Financial Conduct Authority

2013 - Present

The Financial Conduct Authority appears in this story not as a glamorous hero, but as the institution that arrives late to a room already full of smoke. Created in 2013 from the remnants of the Financial Services Authority, it inherited a bleak assignment: to police markets that reward speed, opacity, and persuasion, then to explain—after the damage is done—why the warning signs were not enough. In car-investment frauds, that job becomes especially grim. The FCA is less a detective in a hardboiled novel than a pattern-recognition engine with statutory powers, trying to connect scattered complaints, suspect promotions, and repeat offenders before the money vanishes.

Its psychology is defined by triage. It cannot pursue every suspicious pitch at full force, so it relies on warnings, case-building, and disruption. That creates a particular institutional temperament: wary, procedural, and often reactive. Publicly, the FCA presents itself as a guardian of market integrity, a sober authority defending ordinary investors from deception. Privately, its work is shaped by the knowledge that many frauds mimic respectable commerce so closely that they are easy to miss until the losses have become politically embarrassing. The regulator’s justification is straightforward enough: it cannot stop every lie, but it can try to make lies harder to sell. In practice, that means publishing alerts about unrealistic returns, low-risk promises, and unsolicited investment opportunities that look legitimate until victims begin to compare notes.

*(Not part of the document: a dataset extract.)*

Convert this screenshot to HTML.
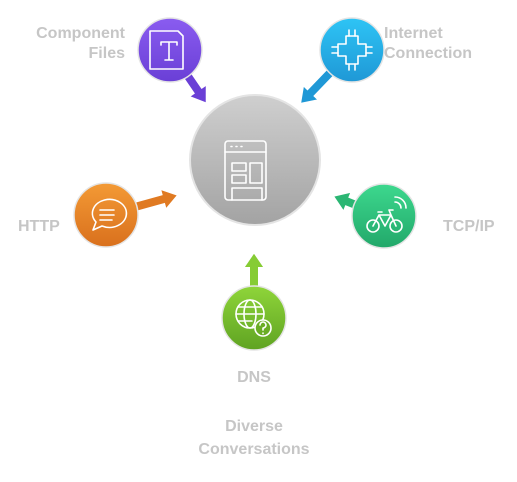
<!DOCTYPE html>
<html><head><style>
html,body{margin:0;padding:0;background:#fff;}
svg{display:block;}
text{font-family:"Liberation Sans",sans-serif;fill:#c6c6c6;font-size:16px;font-weight:bold;}
</style></head><body>
<svg width="517" height="482" viewBox="0 0 517 482" xmlns="http://www.w3.org/2000/svg">
<defs>
<linearGradient id="gg" x1="0" y1="0" x2="0" y2="1"><stop offset="0" stop-color="#cfcfcf"/><stop offset="1" stop-color="#a3a3a3"/></linearGradient>
<linearGradient id="gp" x1="0" y1="0" x2="0" y2="1"><stop offset="0" stop-color="#8a5cf0"/><stop offset="1" stop-color="#6a3fd6"/></linearGradient>
<linearGradient id="gb" x1="0" y1="0" x2="0" y2="1"><stop offset="0" stop-color="#2ec4f5"/><stop offset="1" stop-color="#1f98d6"/></linearGradient>
<linearGradient id="go" x1="0" y1="0" x2="0" y2="1"><stop offset="0" stop-color="#f39a35"/><stop offset="1" stop-color="#d9701d"/></linearGradient>
<linearGradient id="gt" x1="0" y1="0" x2="0" y2="1"><stop offset="0" stop-color="#3dd88e"/><stop offset="1" stop-color="#22a86a"/></linearGradient>
<linearGradient id="gl" x1="0" y1="0" x2="0" y2="1"><stop offset="0" stop-color="#8fd53a"/><stop offset="1" stop-color="#5fa322"/></linearGradient>
</defs>
<g stroke="#fff" stroke-width="2" stroke-linejoin="miter">
<polygon transform="translate(170,50) rotate(55.6)" points="0,-5 49,-5 49,-11 65,0 49,11 49,5 0,5" fill="#6a3fd6"/>
<polygon transform="translate(352,50) rotate(133.9)" points="0,-5 59,-5 59,-11 75,0 59,11 59,5 0,5" fill="#1f98d6"/>
<polygon transform="translate(106,215) rotate(-15.5)" points="0,-5 59,-5 59,-11 75,0 59,11 59,5 0,5" fill="#e07a22"/>
<polygon transform="translate(384,216) rotate(201.4)" points="0,-5 39,-5 39,-11 55,0 39,11 39,5 0,5" fill="#2bb673"/>
<polygon transform="translate(254,318) rotate(-90)" points="0,-5 50,-5 50,-11 66,0 50,11 50,5 0,5" fill="#86cc34"/>
</g>
<circle cx="255" cy="160" r="65" fill="url(#gg)" stroke="#e4e4e4" stroke-width="2"/>
<circle cx="170" cy="50" r="32" fill="url(#gp)" stroke="#e4e4e4" stroke-width="1.5"/>
<circle cx="352" cy="50" r="32" fill="url(#gb)" stroke="#e4e4e4" stroke-width="1.5"/>
<circle cx="106" cy="215" r="32" fill="url(#go)" stroke="#e4e4e4" stroke-width="1.5"/>
<circle cx="384" cy="216" r="32" fill="url(#gt)" stroke="#e4e4e4" stroke-width="1.5"/>
<circle cx="254" cy="318" r="32" fill="url(#gl)" stroke="#e4e4e4" stroke-width="1.5"/>
<g fill="none" stroke="#fff" stroke-width="1.6" stroke-linejoin="round" stroke-linecap="round">
<rect x="225" y="141" width="41" height="59" rx="3"/>
<line x1="225" y1="152" x2="266" y2="152"/>
<path d="M231 146.5 h1 M236 146.5 h1 M241 146.5 h1"/>
<rect x="232" y="163" width="14" height="8"/><rect x="232" y="175" width="14" height="8"/><rect x="250" y="163" width="12" height="20"/>
<polyline points="232,200 232,188 262,188 262,200"/>
<path d="M150 31 h28 l5 5 v33 h-33 z"/>
<path d="M161 42 h16 M161 42 v3 M177 42 v3 M169 42 v18 M165 60 h8"/>
<path d="M346 36 h12 v8 h8 v12 h-8 v8 h-12 v-8 h-8 v-12 h8 z"/>
<path d="M349 36 v-6 M355 36 v-6 M349 64 v6 M355 64 v6 M338 47 h-6 M338 53 h-6 M366 47 h6 M366 53 h6"/>
<path d="M93 230 l3 -8 a17 14 0 1 1 6 4 z"/>
<path d="M100 210 h14 M100 215 h14 M100 220 h12"/>
<circle cx="373" cy="226" r="6"/><circle cx="396" cy="226" r="6"/>
<path d="M373 226 l6 -11 h12 l5 11 M379 215 l6 11 l6 -11 M378 212 h4 M391 215 l-2 -5 h4"/>
<path d="M395 202 a6 6 0 0 1 6 6 M395 197 a11 11 0 0 1 11 11"/>
<circle cx="250" cy="314" r="14"/>
<ellipse cx="250" cy="314" rx="6" ry="14"/>
<path d="M236 314 h28 M238 307 h24 M238 321 h14"/>
<circle cx="263" cy="328" r="8" fill="#6aad25"/>
<path d="M260 325 a3 3 0 1 1 3 3 v2 M263 333 v0.5"/>
</g>
<text x="125" y="38" text-anchor="end">Component</text>
<text x="125" y="58" text-anchor="end">Files</text>
<text x="384" y="38">Internet</text>
<text x="384" y="58">Connection</text>
<text x="18" y="231">HTTP</text>
<text x="443" y="231">TCP/IP</text>
<text x="254" y="382" text-anchor="middle">DNS</text>
<text x="254" y="431" text-anchor="middle">Diverse</text>
<text x="254" y="454" text-anchor="middle">Conversations</text>
</svg>
</body></html>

Yet the FCA’s public posture contains a contradiction. It speaks with the confidence of an overseer, but it often acts like a cleaner arriving after a flood, cataloguing the wreckage and tracing where the water spread. Each warning is both a protective measure and an admission of delayed detection. Each enforcement step carries the implication that the market has already been contaminated. This tension is not merely operational; it is moral. The FCA exists because unregulated enthusiasm can be weaponized, but its tools are mostly administrative, incremental, and dependent on evidence gathered elsewhere. In that sense, it is powerful and frustrated at once: empowered to intervene, yet forced to wait until patterns become undeniable.

The cost to others is measured in savings, retirement plans, and trust. Victims of car-investment frauds do not just lose money; they lose confidence in the ordinary language of finance, in the websites and brochures that pretend to offer calm, rational opportunity. The FCA’s interventions can stop further harm, but they rarely restore what has already been taken. Its own cost is reputational. Every missed scheme becomes a question about competence, every delayed warning a fresh reminder that regulation often arrives after exploitation has already been normalized.

What this case reveals is that the FCA’s real labor is forensic and communal. It depends on complaints, records, and the persistence of people willing to report what they would rather forget. The institution’s strength lies not in omniscience but in aggregation: turning embarrassment into evidence, and evidence into action.